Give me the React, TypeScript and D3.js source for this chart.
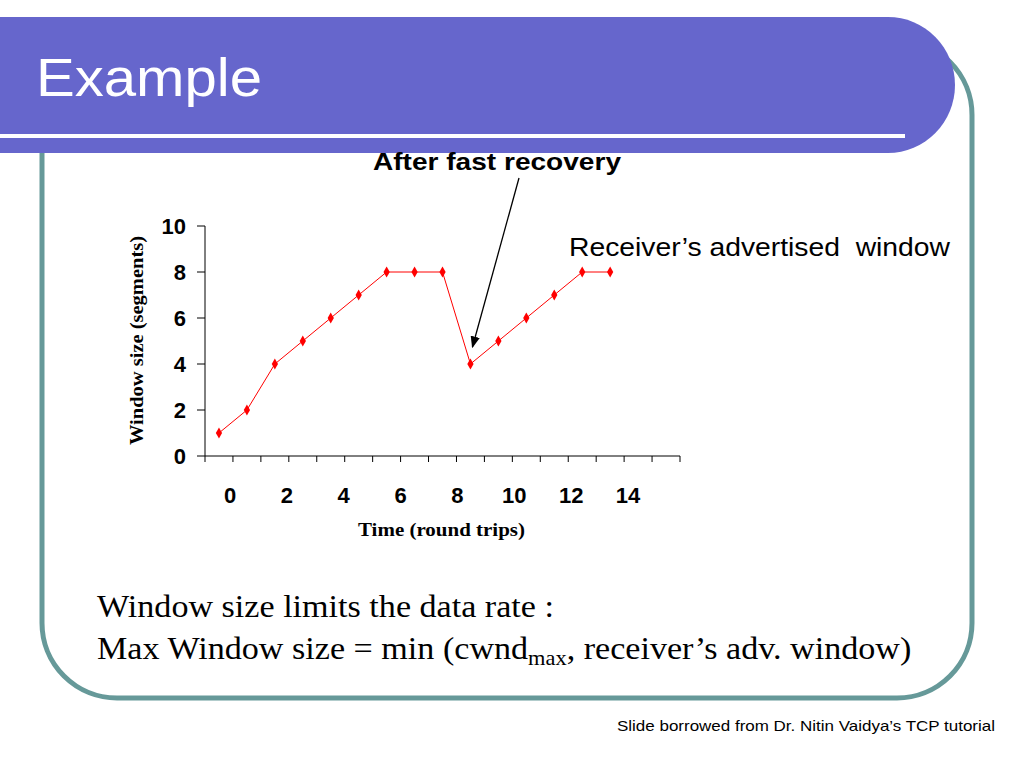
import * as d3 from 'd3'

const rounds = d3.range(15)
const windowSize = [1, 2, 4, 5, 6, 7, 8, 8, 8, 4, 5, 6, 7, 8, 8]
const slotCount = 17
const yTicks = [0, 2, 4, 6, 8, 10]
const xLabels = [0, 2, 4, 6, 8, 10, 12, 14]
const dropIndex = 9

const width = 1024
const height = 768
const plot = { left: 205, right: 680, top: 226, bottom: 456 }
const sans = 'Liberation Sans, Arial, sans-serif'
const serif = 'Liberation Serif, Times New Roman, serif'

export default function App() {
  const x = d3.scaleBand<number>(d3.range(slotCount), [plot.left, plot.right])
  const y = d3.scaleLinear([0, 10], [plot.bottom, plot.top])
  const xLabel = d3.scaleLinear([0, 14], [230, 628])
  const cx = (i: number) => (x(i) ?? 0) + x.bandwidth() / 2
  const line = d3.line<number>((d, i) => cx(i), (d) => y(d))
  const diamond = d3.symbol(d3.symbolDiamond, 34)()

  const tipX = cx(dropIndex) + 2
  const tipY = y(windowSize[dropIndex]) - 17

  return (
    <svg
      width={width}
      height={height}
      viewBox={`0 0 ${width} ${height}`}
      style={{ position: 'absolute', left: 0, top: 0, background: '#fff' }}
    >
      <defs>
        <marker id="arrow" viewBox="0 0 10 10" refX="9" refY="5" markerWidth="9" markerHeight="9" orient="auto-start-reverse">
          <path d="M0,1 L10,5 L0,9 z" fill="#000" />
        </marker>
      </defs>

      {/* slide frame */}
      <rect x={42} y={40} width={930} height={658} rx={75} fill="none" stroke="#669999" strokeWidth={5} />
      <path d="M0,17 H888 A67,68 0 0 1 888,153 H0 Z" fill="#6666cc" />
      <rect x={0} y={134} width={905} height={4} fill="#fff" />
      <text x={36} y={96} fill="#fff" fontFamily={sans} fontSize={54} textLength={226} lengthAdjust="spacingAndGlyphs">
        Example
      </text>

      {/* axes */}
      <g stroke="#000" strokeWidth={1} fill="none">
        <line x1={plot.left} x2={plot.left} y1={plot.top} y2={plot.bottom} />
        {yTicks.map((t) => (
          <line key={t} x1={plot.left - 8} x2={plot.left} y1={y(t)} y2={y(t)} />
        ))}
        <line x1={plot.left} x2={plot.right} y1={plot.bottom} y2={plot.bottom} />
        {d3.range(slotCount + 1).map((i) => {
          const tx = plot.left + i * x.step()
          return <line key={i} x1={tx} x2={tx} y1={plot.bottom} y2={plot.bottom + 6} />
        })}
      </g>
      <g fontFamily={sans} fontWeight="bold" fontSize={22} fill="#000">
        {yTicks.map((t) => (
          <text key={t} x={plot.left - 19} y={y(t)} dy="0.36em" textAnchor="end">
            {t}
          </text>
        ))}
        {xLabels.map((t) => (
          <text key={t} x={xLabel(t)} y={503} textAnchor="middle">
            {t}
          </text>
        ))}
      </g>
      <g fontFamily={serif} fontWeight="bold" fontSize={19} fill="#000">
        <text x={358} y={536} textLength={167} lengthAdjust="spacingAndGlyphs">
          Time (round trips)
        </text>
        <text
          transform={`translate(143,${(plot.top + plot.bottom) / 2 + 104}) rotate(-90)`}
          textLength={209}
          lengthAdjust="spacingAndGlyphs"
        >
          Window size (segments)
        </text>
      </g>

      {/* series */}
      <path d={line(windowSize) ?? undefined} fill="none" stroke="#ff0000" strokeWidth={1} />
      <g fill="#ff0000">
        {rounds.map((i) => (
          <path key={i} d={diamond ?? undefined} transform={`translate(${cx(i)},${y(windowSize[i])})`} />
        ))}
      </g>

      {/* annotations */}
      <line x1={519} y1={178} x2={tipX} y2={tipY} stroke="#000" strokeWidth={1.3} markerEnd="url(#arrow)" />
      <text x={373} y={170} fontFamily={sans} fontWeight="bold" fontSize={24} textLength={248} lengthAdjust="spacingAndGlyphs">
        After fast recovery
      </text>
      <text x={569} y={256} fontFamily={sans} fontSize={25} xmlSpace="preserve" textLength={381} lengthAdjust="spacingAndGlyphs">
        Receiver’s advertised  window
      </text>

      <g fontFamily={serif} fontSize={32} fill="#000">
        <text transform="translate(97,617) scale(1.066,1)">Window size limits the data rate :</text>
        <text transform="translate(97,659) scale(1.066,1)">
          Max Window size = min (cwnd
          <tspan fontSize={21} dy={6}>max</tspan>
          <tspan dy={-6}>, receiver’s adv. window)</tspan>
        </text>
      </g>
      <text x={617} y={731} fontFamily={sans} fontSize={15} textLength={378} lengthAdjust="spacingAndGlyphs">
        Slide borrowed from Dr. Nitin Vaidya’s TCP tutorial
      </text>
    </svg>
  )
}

+++++

## INSTRUCTIONS TO FOLLOW
Could the lines from the top of the material through the line with "const serif = 'Liberation" be repeated exactly, pictures left out?

## TASK SOLUTION
Give me the React, TypeScript and D3.js source for this chart.
import * as d3 from 'd3'

const rounds = d3.range(15)
const windowSize = [1, 2, 4, 5, 6, 7, 8, 8, 8, 4, 5, 6, 7, 8, 8]
const slotCount = 17
const yTicks = [0, 2, 4, 6, 8, 10]
const xLabels = [0, 2, 4, 6, 8, 10, 12, 14]
const dropIndex = 9

const width = 1024
const height = 768
const plot = { left: 205, right: 680, top: 226, bottom: 456 }
const sans = 'Liberation Sans, Arial, sans-serif'
const serif = 'Liberation Serif, Times New Roman, serif'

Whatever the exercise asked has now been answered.